[Collected data]
= = = =

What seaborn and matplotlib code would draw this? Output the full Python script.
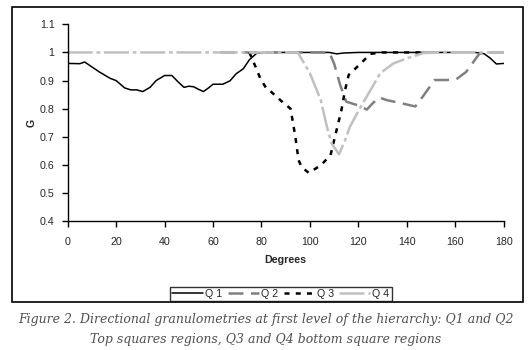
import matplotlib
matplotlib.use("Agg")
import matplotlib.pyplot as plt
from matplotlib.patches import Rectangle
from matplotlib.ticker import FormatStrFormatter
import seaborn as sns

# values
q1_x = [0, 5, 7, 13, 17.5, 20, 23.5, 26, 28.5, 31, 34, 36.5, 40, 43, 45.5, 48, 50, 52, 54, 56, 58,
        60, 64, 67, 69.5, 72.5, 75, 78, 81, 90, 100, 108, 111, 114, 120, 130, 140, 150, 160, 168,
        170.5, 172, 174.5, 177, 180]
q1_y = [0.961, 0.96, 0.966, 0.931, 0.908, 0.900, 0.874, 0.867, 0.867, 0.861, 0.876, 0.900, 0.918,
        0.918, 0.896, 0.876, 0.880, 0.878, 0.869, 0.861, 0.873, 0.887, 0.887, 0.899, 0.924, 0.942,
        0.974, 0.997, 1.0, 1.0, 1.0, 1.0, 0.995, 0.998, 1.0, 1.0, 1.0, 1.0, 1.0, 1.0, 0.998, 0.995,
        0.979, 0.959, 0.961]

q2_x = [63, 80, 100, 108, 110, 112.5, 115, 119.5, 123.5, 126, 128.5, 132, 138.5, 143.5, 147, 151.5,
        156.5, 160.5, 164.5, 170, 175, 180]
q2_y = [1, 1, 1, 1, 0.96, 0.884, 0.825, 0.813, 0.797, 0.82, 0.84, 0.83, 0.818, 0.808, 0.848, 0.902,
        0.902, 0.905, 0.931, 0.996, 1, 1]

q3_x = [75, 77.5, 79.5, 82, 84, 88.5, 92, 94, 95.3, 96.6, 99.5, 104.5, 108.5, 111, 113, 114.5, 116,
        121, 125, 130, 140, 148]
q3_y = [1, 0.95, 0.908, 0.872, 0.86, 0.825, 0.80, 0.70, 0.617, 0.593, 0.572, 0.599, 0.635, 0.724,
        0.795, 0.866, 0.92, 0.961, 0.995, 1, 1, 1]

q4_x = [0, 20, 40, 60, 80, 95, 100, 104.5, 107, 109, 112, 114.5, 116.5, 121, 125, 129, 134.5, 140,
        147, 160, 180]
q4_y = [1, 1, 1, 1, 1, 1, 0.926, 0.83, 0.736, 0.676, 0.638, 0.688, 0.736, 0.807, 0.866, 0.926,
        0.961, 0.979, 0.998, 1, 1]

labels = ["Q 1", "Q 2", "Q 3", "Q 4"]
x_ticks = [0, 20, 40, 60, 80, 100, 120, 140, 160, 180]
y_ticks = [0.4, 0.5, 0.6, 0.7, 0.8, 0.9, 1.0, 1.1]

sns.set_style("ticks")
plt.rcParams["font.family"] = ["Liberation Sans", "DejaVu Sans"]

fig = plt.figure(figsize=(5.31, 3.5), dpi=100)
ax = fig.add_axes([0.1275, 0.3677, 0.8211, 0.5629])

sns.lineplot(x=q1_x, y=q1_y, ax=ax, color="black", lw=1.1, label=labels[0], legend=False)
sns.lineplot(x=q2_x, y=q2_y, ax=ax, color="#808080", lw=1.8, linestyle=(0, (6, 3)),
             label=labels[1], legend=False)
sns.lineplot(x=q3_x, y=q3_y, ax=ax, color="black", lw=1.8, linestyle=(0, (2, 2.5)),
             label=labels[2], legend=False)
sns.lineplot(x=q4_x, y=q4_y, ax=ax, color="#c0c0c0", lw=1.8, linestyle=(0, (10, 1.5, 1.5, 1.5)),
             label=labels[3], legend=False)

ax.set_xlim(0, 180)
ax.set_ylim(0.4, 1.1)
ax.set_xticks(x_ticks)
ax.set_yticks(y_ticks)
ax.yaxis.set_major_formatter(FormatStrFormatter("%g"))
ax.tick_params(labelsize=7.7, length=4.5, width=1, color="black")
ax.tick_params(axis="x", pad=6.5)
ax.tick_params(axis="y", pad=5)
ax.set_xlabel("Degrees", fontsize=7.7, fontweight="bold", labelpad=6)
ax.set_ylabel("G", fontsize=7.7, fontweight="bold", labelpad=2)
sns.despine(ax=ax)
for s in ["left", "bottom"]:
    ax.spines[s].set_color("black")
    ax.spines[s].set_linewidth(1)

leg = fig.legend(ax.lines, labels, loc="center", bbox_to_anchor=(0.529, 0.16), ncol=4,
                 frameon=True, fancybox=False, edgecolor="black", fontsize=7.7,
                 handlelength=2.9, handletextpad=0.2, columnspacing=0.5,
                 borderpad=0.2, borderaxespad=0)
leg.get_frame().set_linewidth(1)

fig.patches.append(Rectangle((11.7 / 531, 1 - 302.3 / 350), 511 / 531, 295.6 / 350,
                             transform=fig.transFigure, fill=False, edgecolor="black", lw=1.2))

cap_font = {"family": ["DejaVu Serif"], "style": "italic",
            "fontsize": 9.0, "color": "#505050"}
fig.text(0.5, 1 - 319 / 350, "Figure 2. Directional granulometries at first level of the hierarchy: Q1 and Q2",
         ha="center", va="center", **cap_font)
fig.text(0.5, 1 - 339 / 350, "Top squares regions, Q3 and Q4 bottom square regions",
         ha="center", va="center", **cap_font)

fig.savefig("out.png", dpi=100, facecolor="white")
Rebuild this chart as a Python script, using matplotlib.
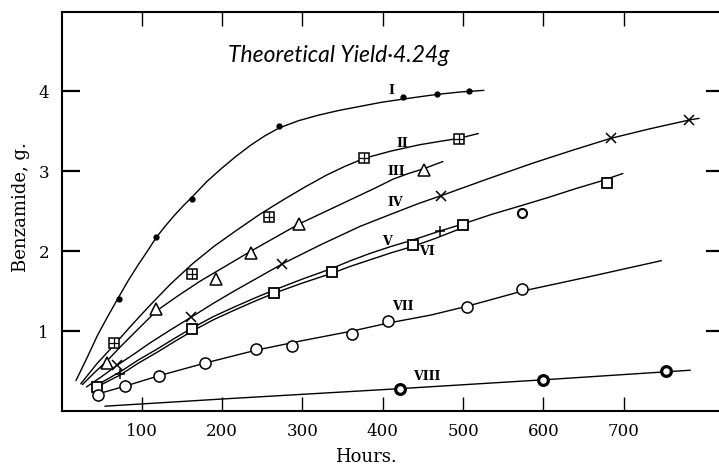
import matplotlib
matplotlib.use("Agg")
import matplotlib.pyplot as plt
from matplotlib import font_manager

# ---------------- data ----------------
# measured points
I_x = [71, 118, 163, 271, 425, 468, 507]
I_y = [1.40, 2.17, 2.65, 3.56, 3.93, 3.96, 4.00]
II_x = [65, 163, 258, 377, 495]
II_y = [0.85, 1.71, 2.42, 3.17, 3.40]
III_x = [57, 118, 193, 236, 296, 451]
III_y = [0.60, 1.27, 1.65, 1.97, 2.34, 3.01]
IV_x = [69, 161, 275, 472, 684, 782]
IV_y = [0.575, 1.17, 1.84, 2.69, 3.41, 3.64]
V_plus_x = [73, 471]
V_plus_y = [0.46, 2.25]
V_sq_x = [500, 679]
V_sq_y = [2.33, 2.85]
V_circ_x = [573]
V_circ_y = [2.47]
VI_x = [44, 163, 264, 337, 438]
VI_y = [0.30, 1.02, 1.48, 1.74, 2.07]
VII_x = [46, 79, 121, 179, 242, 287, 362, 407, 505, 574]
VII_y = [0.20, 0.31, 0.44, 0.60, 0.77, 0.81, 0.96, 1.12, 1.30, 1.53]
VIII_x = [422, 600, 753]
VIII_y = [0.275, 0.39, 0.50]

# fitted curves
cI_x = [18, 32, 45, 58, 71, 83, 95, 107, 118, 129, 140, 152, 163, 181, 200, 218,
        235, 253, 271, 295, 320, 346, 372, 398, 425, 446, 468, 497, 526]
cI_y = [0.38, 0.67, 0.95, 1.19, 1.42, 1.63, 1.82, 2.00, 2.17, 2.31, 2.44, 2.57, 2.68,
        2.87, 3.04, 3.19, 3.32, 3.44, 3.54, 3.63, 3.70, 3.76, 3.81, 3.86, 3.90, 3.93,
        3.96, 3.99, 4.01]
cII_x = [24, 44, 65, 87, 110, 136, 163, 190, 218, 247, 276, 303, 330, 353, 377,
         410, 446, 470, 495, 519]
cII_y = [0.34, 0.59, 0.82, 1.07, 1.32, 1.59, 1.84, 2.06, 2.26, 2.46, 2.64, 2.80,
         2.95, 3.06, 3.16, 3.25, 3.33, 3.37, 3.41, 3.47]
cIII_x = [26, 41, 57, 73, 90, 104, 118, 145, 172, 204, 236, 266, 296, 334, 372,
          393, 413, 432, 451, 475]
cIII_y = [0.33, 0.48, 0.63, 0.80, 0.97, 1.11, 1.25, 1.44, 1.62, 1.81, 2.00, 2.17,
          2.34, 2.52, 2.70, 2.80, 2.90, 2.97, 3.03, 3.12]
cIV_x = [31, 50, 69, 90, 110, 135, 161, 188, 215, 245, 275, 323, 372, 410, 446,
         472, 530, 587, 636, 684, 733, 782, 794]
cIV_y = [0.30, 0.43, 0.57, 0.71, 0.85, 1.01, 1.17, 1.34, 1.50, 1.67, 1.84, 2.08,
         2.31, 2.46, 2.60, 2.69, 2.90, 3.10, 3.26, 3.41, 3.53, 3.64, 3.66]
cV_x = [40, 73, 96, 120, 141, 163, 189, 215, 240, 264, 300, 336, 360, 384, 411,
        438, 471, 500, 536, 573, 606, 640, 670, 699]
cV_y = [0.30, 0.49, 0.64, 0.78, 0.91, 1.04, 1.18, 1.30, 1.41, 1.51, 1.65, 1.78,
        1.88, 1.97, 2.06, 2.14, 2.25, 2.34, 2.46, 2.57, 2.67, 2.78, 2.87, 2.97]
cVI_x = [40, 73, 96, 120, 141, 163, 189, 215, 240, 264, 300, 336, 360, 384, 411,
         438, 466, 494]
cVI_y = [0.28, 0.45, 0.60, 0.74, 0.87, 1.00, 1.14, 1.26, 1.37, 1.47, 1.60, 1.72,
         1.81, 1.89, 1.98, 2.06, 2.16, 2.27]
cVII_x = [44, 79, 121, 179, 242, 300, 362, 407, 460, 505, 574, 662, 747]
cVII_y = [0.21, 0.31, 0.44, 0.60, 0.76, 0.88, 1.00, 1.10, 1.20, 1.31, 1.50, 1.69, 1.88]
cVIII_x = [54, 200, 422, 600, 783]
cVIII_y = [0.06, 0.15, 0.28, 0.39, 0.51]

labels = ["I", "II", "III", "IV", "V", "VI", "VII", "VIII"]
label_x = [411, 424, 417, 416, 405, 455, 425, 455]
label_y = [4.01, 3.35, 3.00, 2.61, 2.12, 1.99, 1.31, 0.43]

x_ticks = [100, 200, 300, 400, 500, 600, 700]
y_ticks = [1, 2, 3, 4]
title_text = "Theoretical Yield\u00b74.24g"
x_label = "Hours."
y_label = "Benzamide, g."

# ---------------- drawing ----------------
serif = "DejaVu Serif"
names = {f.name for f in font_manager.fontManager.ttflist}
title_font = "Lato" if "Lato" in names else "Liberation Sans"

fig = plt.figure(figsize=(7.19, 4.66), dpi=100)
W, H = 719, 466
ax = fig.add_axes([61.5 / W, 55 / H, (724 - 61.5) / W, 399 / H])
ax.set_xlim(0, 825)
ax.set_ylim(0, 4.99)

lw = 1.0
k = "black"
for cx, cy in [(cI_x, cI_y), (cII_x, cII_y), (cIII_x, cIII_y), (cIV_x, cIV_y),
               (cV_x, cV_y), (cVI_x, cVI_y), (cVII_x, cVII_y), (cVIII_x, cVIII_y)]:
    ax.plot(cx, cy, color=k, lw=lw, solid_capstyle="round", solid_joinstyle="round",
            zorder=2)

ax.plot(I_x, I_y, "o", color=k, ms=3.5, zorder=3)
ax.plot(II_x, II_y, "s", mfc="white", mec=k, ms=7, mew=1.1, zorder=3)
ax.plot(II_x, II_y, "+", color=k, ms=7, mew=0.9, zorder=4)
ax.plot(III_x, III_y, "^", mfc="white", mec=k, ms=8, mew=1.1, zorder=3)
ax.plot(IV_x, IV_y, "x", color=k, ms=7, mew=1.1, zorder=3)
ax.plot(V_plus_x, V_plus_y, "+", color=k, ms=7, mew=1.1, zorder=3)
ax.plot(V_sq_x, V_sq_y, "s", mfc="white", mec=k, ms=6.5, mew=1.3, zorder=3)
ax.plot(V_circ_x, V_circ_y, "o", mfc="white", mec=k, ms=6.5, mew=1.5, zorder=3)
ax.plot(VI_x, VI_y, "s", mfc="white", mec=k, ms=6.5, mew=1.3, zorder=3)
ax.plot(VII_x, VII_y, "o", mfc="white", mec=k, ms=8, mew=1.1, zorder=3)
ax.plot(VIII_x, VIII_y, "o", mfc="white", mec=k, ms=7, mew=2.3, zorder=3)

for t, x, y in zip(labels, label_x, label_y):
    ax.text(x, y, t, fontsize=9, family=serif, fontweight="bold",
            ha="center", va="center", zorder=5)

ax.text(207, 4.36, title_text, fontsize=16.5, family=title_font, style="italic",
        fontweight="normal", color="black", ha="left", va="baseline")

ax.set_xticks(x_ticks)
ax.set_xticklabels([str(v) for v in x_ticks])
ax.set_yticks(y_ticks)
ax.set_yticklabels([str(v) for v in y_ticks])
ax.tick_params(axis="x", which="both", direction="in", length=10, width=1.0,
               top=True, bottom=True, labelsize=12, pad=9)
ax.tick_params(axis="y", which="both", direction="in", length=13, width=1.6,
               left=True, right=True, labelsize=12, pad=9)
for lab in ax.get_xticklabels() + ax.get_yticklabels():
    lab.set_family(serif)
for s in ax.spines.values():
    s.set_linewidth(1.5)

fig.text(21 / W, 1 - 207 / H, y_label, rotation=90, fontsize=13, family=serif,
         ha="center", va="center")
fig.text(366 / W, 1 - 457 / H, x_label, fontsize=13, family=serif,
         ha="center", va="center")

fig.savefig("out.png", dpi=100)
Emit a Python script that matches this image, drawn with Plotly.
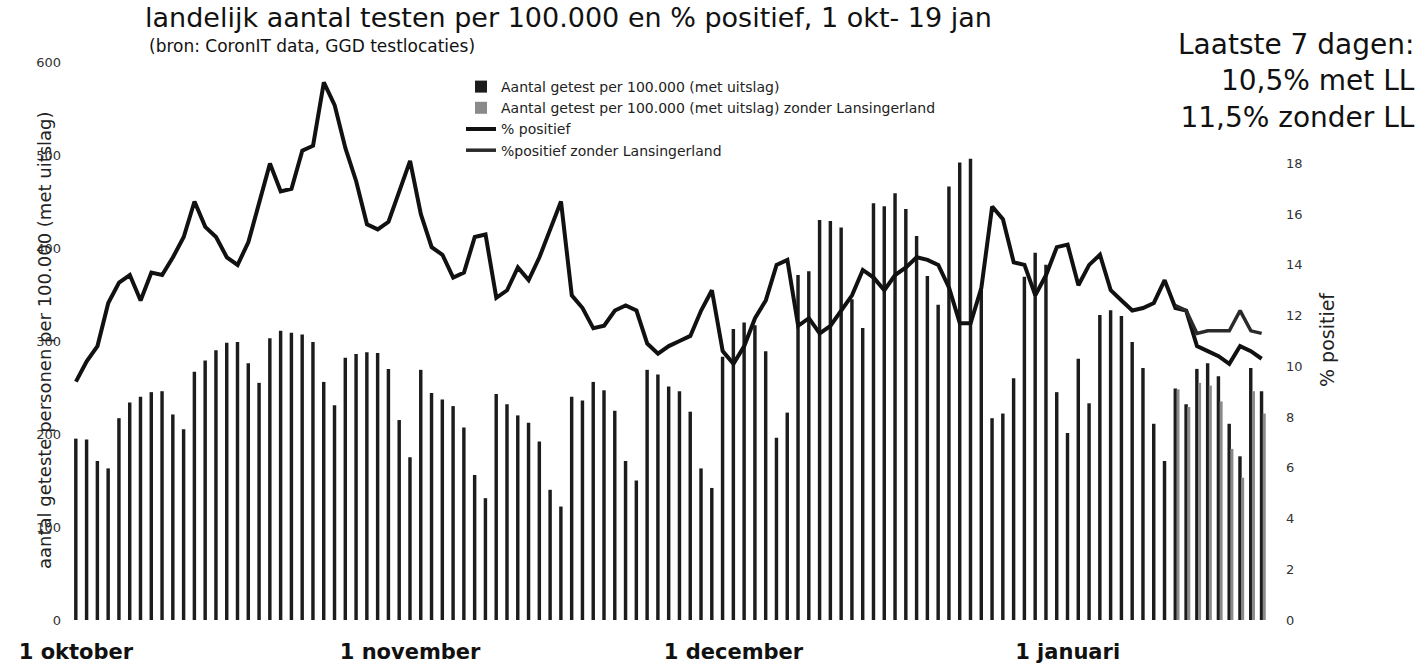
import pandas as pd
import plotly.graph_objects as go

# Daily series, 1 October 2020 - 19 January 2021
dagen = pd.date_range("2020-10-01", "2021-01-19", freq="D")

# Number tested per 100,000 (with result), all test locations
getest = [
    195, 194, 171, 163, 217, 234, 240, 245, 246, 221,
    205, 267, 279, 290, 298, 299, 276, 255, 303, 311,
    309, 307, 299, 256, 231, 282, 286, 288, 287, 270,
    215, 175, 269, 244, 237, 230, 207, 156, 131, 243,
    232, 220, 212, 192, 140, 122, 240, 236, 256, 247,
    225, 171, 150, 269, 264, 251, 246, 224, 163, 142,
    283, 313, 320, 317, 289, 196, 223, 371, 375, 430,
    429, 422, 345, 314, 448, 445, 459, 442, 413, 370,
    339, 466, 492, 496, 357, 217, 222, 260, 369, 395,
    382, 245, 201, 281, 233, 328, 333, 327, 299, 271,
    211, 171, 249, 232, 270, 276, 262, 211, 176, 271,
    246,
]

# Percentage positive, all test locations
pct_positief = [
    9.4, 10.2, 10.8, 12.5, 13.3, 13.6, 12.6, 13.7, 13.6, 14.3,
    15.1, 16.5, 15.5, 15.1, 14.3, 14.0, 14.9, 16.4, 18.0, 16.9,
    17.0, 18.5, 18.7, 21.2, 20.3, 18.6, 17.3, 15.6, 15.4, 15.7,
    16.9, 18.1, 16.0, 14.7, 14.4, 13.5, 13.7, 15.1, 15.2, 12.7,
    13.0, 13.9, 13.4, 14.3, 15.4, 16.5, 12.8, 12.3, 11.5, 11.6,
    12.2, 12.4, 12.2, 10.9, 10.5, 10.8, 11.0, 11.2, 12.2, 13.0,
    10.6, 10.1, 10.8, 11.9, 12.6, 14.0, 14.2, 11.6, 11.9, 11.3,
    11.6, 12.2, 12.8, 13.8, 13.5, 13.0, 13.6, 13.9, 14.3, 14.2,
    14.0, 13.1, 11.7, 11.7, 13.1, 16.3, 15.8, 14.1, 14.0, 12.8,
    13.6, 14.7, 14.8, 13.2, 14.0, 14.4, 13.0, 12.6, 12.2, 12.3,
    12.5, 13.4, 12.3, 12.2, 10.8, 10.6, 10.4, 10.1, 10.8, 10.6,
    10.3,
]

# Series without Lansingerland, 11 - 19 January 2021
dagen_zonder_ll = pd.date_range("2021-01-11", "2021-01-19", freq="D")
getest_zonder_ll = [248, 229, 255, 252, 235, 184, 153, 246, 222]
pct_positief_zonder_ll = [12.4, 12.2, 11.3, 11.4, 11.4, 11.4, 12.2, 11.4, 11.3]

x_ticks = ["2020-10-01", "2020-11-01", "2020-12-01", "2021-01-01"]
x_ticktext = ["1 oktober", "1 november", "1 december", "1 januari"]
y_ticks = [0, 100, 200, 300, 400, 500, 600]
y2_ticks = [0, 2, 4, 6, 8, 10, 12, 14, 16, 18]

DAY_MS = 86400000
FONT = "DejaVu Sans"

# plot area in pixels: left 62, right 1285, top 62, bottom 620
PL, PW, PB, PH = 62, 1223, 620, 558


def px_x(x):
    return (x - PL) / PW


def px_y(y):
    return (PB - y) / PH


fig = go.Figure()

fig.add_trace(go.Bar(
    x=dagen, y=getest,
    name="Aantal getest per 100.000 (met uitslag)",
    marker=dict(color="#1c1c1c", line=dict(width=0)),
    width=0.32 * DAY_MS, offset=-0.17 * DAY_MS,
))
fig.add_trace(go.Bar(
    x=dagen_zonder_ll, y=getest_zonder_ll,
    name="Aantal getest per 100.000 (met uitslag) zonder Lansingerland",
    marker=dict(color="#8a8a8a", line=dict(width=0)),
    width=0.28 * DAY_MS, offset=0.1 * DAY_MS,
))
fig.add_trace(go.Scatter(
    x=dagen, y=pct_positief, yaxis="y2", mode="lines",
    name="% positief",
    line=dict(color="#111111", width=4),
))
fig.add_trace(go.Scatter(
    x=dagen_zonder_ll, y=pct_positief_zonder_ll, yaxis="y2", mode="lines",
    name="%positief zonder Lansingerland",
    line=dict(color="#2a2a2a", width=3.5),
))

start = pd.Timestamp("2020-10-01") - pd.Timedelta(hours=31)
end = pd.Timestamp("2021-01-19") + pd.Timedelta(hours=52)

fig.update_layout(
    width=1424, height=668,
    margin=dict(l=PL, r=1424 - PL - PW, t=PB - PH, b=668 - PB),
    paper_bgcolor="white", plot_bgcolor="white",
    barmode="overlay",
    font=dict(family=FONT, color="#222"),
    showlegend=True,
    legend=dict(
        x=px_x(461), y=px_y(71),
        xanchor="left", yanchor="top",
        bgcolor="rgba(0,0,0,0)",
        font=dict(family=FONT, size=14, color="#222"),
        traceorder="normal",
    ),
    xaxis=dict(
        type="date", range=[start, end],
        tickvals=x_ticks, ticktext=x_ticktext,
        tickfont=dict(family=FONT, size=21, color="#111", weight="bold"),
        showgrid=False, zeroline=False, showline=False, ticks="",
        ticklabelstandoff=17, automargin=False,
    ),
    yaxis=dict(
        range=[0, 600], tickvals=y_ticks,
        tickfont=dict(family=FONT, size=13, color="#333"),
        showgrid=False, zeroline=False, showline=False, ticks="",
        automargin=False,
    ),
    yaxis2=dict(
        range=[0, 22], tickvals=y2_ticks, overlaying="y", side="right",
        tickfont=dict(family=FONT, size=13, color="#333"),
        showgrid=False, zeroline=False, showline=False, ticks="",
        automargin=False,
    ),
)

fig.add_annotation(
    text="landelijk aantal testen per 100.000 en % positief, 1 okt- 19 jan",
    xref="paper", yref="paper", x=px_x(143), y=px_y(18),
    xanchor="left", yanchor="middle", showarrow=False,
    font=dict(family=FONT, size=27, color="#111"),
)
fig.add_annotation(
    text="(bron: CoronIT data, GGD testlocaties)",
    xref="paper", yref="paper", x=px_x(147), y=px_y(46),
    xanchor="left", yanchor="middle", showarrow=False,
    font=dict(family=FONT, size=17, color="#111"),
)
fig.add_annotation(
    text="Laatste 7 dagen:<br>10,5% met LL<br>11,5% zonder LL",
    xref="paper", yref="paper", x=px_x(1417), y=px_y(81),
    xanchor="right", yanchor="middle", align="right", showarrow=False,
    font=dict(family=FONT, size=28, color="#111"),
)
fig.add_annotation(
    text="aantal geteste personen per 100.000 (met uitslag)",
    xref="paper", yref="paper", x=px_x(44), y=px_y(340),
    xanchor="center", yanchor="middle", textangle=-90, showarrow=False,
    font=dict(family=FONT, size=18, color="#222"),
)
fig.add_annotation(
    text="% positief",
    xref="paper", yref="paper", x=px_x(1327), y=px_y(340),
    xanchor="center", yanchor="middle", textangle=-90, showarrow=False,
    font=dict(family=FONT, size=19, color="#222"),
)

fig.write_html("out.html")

= = = =

*Written task*:
Write down the number of lines where the word "Python" appears, and nothing further.

*Full answer*:
3